What you need to do: Start at the line holding "Emit a LaTeX", stop at the line holding "(0,0) rectangle (962,483);", and repeat those lines exactly, both ends included; skip the pictures.

Material:
★ ★ ★ ★ ★ ★ ★

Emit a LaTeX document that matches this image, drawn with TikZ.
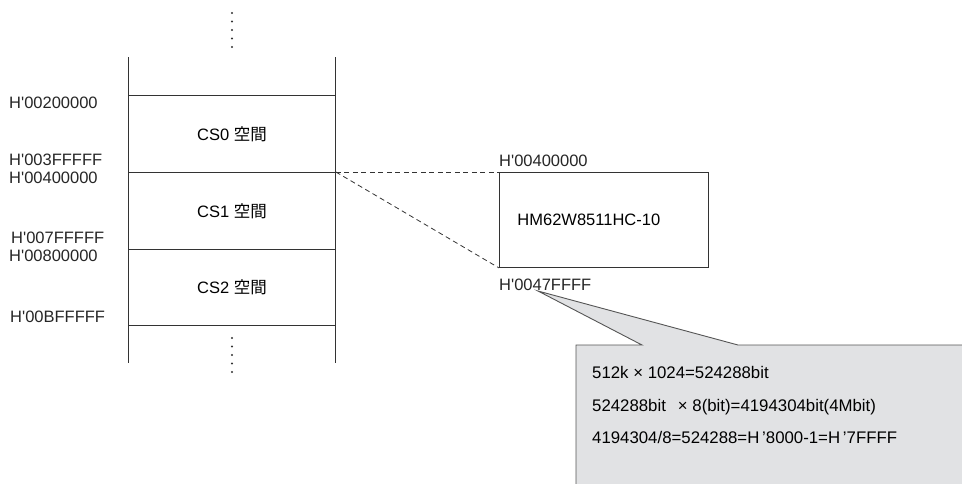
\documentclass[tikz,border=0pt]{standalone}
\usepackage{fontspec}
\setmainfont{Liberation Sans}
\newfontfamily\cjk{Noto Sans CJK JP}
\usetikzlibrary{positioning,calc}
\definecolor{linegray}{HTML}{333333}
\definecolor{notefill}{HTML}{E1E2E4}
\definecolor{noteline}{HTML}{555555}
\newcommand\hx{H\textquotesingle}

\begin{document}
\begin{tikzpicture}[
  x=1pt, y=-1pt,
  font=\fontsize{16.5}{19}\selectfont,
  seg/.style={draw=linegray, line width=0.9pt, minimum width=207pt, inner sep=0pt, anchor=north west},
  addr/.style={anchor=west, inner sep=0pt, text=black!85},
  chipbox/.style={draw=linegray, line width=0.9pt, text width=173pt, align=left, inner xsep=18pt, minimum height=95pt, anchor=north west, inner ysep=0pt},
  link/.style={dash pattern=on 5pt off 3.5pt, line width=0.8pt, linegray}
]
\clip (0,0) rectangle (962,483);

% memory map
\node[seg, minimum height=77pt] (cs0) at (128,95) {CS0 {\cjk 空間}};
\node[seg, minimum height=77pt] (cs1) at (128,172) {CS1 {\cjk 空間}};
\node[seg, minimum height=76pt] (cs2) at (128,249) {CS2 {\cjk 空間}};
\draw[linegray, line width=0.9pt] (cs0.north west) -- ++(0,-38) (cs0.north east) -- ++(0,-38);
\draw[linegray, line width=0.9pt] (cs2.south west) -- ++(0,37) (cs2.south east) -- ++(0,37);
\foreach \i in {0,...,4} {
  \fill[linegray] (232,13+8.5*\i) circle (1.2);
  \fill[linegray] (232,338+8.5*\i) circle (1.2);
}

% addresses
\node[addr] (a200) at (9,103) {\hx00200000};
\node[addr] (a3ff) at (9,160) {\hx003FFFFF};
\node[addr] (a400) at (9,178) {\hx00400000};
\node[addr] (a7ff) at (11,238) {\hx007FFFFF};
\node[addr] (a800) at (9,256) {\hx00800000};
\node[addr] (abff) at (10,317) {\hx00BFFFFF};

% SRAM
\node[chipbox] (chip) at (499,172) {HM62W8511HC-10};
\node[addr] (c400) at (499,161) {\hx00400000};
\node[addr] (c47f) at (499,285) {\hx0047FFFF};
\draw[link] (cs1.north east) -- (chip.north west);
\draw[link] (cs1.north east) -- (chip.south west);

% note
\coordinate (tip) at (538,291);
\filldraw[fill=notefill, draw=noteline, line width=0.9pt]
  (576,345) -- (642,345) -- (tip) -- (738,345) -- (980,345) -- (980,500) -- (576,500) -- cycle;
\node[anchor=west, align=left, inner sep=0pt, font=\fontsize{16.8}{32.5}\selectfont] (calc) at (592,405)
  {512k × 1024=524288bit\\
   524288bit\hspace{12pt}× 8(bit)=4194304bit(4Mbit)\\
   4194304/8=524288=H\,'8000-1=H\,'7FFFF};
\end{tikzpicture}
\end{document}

★ ★ ★ ★ ★ ★ ★

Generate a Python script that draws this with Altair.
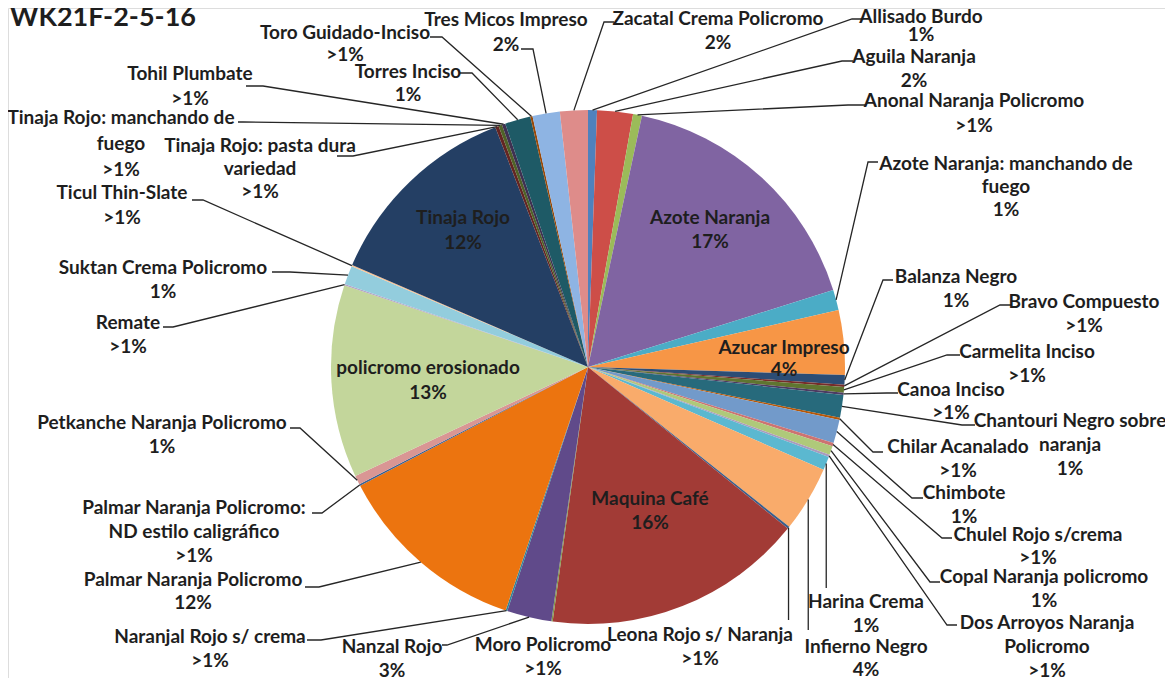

★ ★ ★ ★ ★ ★ ★

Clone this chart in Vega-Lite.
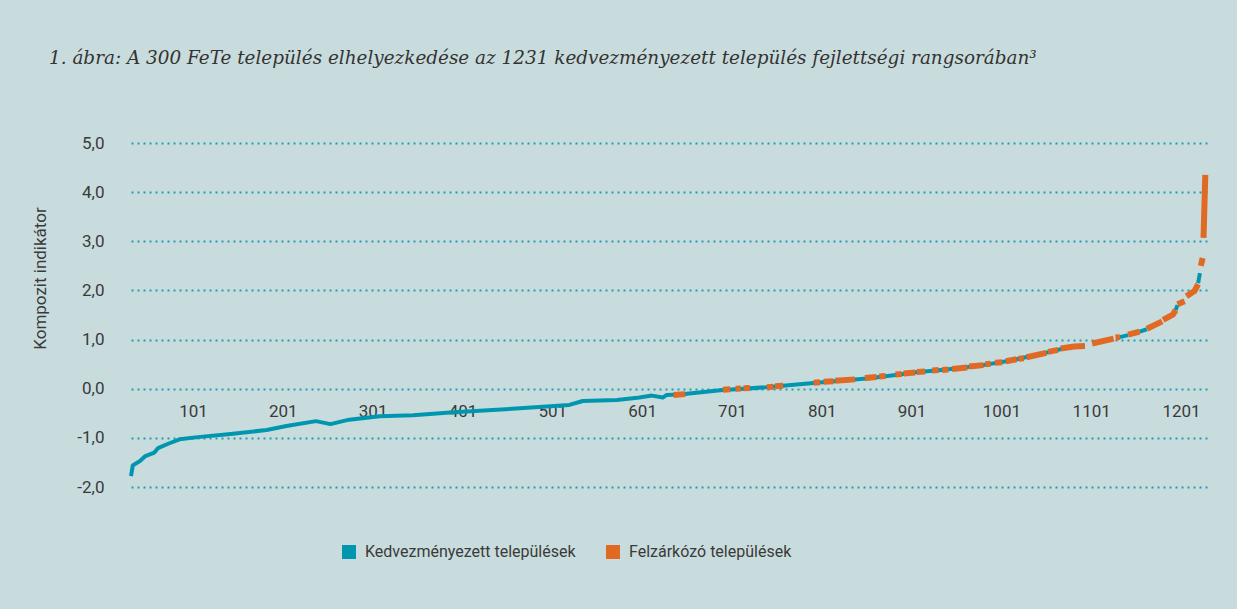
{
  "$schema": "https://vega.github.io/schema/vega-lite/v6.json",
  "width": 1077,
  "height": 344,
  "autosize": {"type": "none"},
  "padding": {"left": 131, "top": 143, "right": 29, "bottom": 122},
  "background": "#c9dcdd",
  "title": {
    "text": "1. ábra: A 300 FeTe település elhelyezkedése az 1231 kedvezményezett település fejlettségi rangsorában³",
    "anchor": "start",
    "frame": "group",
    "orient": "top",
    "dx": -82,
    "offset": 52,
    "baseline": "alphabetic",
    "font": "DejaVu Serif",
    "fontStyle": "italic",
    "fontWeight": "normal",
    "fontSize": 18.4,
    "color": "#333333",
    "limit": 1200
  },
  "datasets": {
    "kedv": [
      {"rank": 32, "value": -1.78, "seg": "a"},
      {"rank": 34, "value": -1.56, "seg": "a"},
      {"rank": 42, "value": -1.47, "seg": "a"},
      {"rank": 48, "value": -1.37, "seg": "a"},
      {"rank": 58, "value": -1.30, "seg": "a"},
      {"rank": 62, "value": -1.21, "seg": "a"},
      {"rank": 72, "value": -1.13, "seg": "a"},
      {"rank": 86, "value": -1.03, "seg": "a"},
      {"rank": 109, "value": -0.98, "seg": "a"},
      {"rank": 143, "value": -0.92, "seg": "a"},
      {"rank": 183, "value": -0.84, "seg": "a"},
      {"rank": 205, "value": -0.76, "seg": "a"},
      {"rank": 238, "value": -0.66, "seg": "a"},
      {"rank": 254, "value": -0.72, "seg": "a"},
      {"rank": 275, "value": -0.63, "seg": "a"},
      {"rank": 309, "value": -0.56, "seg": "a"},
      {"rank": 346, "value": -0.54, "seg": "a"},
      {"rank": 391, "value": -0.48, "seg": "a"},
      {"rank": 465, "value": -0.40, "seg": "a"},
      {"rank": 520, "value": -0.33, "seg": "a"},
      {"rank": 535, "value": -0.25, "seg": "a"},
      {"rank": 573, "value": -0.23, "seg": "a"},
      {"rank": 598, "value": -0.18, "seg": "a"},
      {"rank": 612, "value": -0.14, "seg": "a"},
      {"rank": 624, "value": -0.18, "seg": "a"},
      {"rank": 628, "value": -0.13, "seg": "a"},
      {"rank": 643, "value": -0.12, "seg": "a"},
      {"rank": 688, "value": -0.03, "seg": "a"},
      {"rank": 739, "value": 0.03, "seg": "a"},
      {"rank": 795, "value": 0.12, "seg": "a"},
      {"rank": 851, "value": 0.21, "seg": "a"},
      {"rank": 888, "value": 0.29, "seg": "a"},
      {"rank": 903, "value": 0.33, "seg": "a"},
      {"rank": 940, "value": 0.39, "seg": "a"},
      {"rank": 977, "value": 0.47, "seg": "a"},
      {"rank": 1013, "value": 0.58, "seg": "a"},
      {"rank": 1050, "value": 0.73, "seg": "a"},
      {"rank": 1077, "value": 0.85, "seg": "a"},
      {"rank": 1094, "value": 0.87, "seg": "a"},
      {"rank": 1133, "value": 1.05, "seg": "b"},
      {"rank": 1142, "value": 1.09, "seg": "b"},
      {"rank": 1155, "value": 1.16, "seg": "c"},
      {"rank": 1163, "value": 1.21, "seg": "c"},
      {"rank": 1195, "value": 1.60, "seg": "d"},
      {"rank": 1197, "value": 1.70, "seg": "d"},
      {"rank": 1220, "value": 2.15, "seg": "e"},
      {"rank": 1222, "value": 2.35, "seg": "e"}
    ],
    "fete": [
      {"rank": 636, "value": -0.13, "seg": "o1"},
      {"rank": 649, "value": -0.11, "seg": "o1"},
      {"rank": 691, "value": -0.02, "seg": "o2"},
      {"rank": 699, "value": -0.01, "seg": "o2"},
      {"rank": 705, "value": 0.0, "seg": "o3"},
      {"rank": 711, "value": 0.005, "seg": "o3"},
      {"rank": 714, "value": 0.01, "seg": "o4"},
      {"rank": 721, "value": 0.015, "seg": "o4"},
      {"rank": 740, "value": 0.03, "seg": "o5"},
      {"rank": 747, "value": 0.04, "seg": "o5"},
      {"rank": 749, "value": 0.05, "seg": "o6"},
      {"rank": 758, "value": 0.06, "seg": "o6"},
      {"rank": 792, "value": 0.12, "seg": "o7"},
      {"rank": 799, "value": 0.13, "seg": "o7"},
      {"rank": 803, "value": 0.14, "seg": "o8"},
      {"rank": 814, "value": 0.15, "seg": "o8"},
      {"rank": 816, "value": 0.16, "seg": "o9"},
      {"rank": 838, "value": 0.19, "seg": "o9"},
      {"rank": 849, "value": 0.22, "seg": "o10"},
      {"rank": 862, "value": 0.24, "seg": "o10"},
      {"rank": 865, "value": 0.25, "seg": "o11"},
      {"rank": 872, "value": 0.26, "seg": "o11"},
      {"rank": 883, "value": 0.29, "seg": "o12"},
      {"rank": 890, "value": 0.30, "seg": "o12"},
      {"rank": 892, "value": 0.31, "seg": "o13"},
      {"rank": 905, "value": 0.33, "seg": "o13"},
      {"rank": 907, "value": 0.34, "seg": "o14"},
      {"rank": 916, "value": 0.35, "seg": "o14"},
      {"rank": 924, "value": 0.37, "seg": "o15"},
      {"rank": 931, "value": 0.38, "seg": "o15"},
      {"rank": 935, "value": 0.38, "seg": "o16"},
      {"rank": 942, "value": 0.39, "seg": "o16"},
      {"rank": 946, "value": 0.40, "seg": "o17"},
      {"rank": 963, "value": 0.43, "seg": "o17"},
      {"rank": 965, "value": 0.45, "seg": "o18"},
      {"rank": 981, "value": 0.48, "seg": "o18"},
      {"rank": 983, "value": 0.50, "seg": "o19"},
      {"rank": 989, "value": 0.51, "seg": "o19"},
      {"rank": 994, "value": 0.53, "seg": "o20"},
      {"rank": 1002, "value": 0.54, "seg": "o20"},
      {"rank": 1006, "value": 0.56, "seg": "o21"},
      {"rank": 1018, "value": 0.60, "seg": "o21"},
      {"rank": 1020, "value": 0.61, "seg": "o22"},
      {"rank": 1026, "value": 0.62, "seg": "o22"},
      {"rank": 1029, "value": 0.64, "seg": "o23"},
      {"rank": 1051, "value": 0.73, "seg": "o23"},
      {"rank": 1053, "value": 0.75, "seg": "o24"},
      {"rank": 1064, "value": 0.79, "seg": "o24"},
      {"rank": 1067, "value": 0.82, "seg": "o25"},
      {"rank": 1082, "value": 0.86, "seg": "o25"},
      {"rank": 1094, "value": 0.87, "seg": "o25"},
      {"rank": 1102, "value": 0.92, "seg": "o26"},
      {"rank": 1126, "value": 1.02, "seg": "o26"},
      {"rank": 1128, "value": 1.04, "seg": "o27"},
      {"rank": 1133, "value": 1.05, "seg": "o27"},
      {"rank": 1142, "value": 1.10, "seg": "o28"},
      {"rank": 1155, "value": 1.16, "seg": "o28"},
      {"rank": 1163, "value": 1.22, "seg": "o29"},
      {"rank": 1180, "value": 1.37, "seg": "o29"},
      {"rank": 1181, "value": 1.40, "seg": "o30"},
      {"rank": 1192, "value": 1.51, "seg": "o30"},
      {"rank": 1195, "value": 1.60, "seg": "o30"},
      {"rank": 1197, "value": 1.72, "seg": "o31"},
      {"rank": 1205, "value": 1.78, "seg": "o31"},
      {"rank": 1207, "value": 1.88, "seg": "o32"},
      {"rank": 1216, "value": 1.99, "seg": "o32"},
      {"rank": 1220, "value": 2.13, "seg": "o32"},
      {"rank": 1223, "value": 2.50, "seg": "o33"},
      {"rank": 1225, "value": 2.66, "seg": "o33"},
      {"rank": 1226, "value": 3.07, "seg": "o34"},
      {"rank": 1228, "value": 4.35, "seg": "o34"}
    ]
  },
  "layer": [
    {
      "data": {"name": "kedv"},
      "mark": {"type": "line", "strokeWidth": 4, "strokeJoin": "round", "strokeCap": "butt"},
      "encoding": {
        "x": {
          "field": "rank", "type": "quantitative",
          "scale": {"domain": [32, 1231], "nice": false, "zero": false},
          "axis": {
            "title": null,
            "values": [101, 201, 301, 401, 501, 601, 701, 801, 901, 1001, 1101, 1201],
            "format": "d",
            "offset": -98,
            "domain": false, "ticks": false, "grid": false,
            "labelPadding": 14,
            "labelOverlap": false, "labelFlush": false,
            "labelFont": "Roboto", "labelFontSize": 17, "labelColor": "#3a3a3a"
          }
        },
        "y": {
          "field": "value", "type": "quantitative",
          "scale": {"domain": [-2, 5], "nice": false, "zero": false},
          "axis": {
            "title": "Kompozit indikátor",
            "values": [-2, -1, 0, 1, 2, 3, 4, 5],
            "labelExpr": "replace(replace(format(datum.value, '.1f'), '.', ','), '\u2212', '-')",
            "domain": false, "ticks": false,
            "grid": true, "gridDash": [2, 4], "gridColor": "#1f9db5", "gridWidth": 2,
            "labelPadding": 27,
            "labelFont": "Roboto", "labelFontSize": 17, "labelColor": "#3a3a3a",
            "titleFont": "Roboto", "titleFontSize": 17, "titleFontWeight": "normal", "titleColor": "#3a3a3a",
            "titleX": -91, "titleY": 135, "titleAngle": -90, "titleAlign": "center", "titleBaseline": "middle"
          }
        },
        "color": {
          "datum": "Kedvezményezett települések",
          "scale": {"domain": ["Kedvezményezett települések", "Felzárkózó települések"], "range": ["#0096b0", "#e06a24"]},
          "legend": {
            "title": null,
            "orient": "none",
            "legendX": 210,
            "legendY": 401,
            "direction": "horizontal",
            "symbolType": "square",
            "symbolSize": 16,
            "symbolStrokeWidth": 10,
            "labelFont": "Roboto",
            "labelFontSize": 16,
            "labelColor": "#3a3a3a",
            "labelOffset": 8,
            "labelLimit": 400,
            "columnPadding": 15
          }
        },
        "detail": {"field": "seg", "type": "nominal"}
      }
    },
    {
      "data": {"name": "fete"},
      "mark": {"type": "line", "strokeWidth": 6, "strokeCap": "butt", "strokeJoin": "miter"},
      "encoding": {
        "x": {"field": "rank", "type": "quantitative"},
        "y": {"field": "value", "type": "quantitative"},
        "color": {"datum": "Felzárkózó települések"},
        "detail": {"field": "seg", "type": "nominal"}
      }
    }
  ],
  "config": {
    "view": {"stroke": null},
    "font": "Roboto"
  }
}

★ ★ ★ ★ ★ ★ ★

Written response:
Emit a LaTeX document that matches this image, drawn with TikZ.
\documentclass[tikz,border=0pt]{standalone}
\usepackage{fontspec}
\setmainfont{Liberation Sans}
\newfontfamily\cjk{Noto Sans CJK JP}
\usetikzlibrary{positioning,calc}
\definecolor{linegray}{HTML}{333333}
\definecolor{notefill}{HTML}{E1E2E4}
\definecolor{noteline}{HTML}{555555}
\newcommand\hx{H\textquotesingle}

\begin{document}
\begin{tikzpicture}[
  x=1pt, y=-1pt,
  font=\fontsize{16.5}{19}\selectfont,
  seg/.style={draw=linegray, line width=0.9pt, minimum width=207pt, inner sep=0pt, anchor=north west},
  addr/.style={anchor=west, inner sep=0pt, text=black!85},
  chipbox/.style={draw=linegray, line width=0.9pt, text width=173pt, align=left, inner xsep=18pt, minimum height=95pt, anchor=north west, inner ysep=0pt},
  link/.style={dash pattern=on 5pt off 3.5pt, line width=0.8pt, linegray}
]
\clip (0,0) rectangle (962,483);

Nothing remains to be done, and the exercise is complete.